“Economic security turns markets into a domain of state power.” It refers to the ability of a state to protect critical supply chains, technology, finance, and industrial capacity from coercion or strategic disruption. In practice, it sits at the intersection of trade policy, industrial policy, national security, and geopolitical competition.
Executive Summary
Economic security has become a central organizing idea in modern statecraft as governments treat interdependence as both a source of growth and a source of vulnerability. The term covers policies meant to protect critical sectors, reduce dependence on rivals, and preserve room for strategic action in crisis. It matters now because supply shocks, sanctions, and technology competition have shown that efficiency alone can weaken resilience. Since 2022, major economies including the United States, the European Union, and Japan have all used economic security language to justify new controls, subsidies, and investment screening.
The Strategic Mechanism
- Governments identify sectors or dependencies that could create coercive leverage, such as semiconductors, energy, shipping, or rare earths.
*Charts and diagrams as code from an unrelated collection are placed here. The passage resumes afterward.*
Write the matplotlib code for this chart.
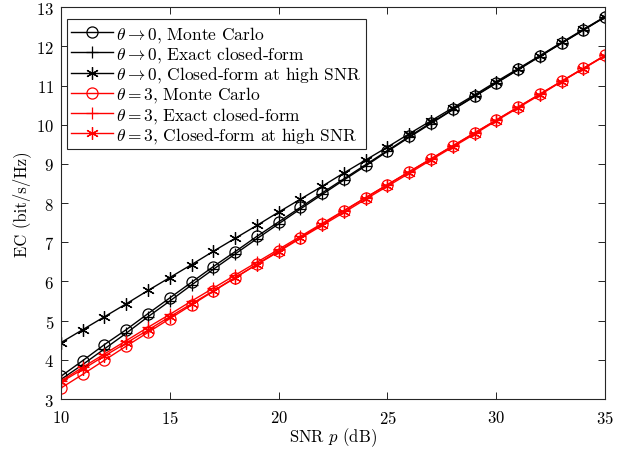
import matplotlib
matplotlib.use("Agg")
import matplotlib.pyplot as plt

plt.rcParams['font.family'] = 'cmr10'
plt.rcParams['mathtext.fontset'] = 'cm'
plt.rcParams['axes.formatter.use_mathtext'] = True

snr_db = list(range(10, 36))

black_mc = [3.58, 3.98, 4.39, 4.77, 5.18, 5.58, 5.98, 6.38, 6.76, 7.15, 7.52, 7.89, 8.26,
            8.62, 8.98, 9.34, 9.70, 10.05, 10.39, 10.73, 11.07, 11.41, 11.75, 12.08, 12.42, 12.75]
black_exact = [3.50, 3.88, 4.28, 4.68, 5.10, 5.50, 5.91, 6.31, 6.70, 7.09, 7.47, 7.85, 8.22,
               8.59, 8.95, 9.32, 9.68, 10.03, 10.38, 10.72, 11.06, 11.40, 11.74, 12.08, 12.41, 12.75]
black_high = [4.44, 4.77, 5.10, 5.43, 5.77, 6.10, 6.43, 6.77, 7.10, 7.43, 7.77, 8.10, 8.43,
              8.77, 9.10, 9.43, 9.77, 10.10, 10.43, 10.76, 11.10, 11.43, 11.76, 12.10, 12.43, 12.76]
red_mc = [3.28, 3.63, 3.99, 4.35, 4.70, 5.05, 5.40, 5.75, 6.09, 6.44, 6.78, 7.12, 7.46,
          7.80, 8.14, 8.47, 8.80, 9.13, 9.46, 9.79, 10.12, 10.45, 10.78, 11.11, 11.44, 11.77]
red_exact = [3.46, 3.81, 4.15, 4.49, 4.83, 5.16, 5.50, 5.83, 6.16, 6.49, 6.82, 7.15, 7.48,
             7.81, 8.14, 8.47, 8.80, 9.13, 9.46, 9.79, 10.12, 10.45, 10.78, 11.11, 11.44, 11.77]
red_high = [3.43, 3.76, 4.10, 4.43, 4.76, 5.10, 5.43, 5.76, 6.10, 6.43, 6.76, 7.10, 7.43,
            7.76, 8.10, 8.43, 8.76, 9.10, 9.43, 9.76, 10.10, 10.43, 10.76, 11.10, 11.43, 11.76]

labels = [r'$\theta \rightarrow 0$, Monte Carlo',
          r'$\theta \rightarrow 0$, Exact closed-form',
          r'$\theta \rightarrow 0$, Closed-form at high SNR',
          r'$\theta = 3$, Monte Carlo',
          r'$\theta = 3$, Exact closed-form',
          r'$\theta = 3$, Closed-form at high SNR']

fig = plt.figure(figsize=(6.35, 4.52), dpi=100)
ax = fig.add_axes([0.096, 0.115, 0.857, 0.867])

series = [(black_mc, 'k', 'o'), (black_exact, 'k', '+'), (black_high, 'k', 'star'),
          (red_mc, 'r', 'o'), (red_exact, 'r', '+'), (red_high, 'r', 'star')]
for (vals, c, m), lab in zip(series, labels):
    if m == 'o':
        kw = dict(marker='o', markersize=8, markerfacecolor='none')
    elif m == '+':
        kw = dict(marker='+', markersize=9)
    else:
        kw = dict(marker=(6, 2, 0), markersize=9)
    ax.plot(snr_db, vals, color=c, linewidth=1.0, label=lab, markeredgewidth=0.9, **kw)

ax.set_xlim(10, 35)
ax.set_ylim(3, 13)
ax.set_xticks([10, 15, 20, 25, 30, 35])
ax.set_yticks(range(3, 14))
ax.tick_params(direction='in', top=True, right=True, labelsize=12, length=5, width=0.6)
ax.tick_params(axis='y', pad=5)
ax.tick_params(axis='x', pad=7)
for s in ax.spines.values():
    s.set_linewidth(0.8)
    s.set_color('#262626')
ax.set_xlabel(r'SNR $p$ (dB)', fontsize=12, labelpad=0)
ax.set_ylabel('EC (bit/s/Hz)', fontsize=12, labelpad=4)

leg = ax.legend(loc='upper left', bbox_to_anchor=(0.011, 0.969), fontsize=12.5,
                frameon=True, fancybox=False, edgecolor='#262626', framealpha=1,
                handlelength=2.4, handletextpad=0.2, borderpad=0.25, labelspacing=0.02,
                borderaxespad=0.0)
leg.get_frame().set_linewidth(0.8)

fig.savefig('out.png', dpi=100)
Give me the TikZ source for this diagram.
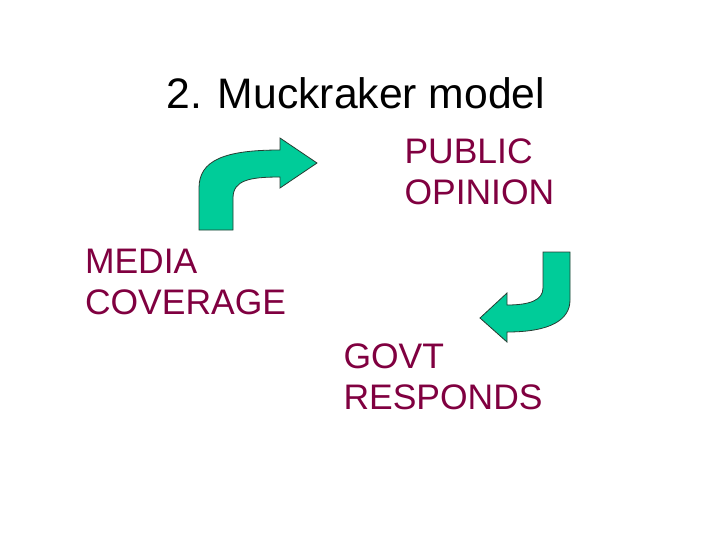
\documentclass[tikz,border=0pt]{standalone}
\usepackage{fontspec}
\setmainfont{Liberation Sans}
\definecolor{slidetext}{RGB}{128,0,64}
\definecolor{arrowfill}{RGB}{0,204,153}
\tikzset{every picture/.style={line width=0.75pt}}

\begin{document}
\begin{tikzpicture}[x=0.75pt,y=0.75pt,yscale=-1,xscale=1,
  bentarrow/.style={draw={rgb, 255:red, 40; green, 60; blue, 50},line width=0.6,fill=arrowfill},
  boxtext/.style={anchor=base west,inner sep=0pt,align=left,text=slidetext,font=\fontsize{26.6}{30.75}\selectfont}]
\useasboundingbox (0,0) rectangle (720,540);

%Shape: Bent Arrow up-right [id:dp1]
\draw [bentarrow] (199,230) -- (199,188) .. controls (199,160) and (225,150) .. (280,150) -- (280,138) -- (317,163) -- (280,188) -- (280,177) .. controls (250,177) and (233,180) .. (233,198) -- (233,230) -- cycle ;
%Shape: Bent Arrow down-left [id:dp2]
\draw [bentarrow] (543,252) -- (570,252) -- (570,300) .. controls (570,320) and (550,332) .. (507,332) -- (507,342) -- (480,318) -- (507,293) -- (507,305) .. controls (530,305) and (543,300) .. (543,288) -- cycle ;

% Text Node
\draw (166,108) node (title) [anchor=base west][inner sep=0pt] [font=\fontsize{32}{38}\selectfont] {2. Muckraker model};
% Text Node
\draw (404,204) node (public) [boxtext] {PUBLIC\\OPINION};
% Text Node
\draw (84.5,314.5) node (media) [boxtext] {MEDIA\\COVERAGE};
% Text Node
\draw (343,409.5) node (govt) [boxtext] {GOVT\\RESPONDS};

\end{tikzpicture}
\end{document}
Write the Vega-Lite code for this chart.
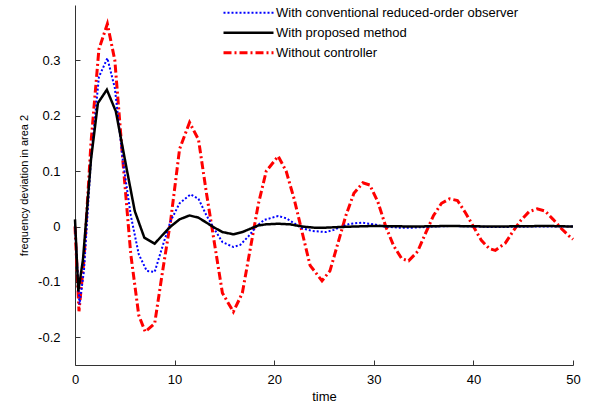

- They deploy policy tools including export-controls”>export controls, inbound investment review, sanctions, procurement rules, subsidies, and stockpiling.
- The aim is not autarky but selective resilience: preserving access to markets while reducing strategic exposure.
- Economic security policy often expands during geopolitical shocks, then becomes institutionalized through law, budget, and bureaucracy.
Market & Policy Impact
- Reorders corporate supply chains around resilience, redundancy, and political risk.
- Expands state intervention in trade, investment, and technology markets.
- Raises compliance costs for multinational firms operating across rival blocs.
- Encourages industrial subsidies and national champion strategies.
- Blurs the line between commercial policy and hard security planning.
Modern Case Study: Japan’s Economic Security Promotion Act, 2022-2024
Japan made economic security a formal pillar of policy through the Economic Security Promotion Act adopted in 2022 under Prime Minister Fumio Kishida. The law created new protections for critical infrastructure, supply-chain resilience, and sensitive patents, while linking industrial resilience more closely to national strategy. METI and related agencies prioritized sectors such as semiconductors and batteries, and the government backed domestic chip production with support packages worth billions of dollars, including support tied to TSMC’s investment in Kumamoto. The policy response reflected lessons from pandemic-era disruptions and intensifying U.S.-China technology rivalry. By 2024, Japan had moved beyond abstract rhetoric and embedded economic security into budget decisions, industrial planning, and alliance coordination with the United States and Europe.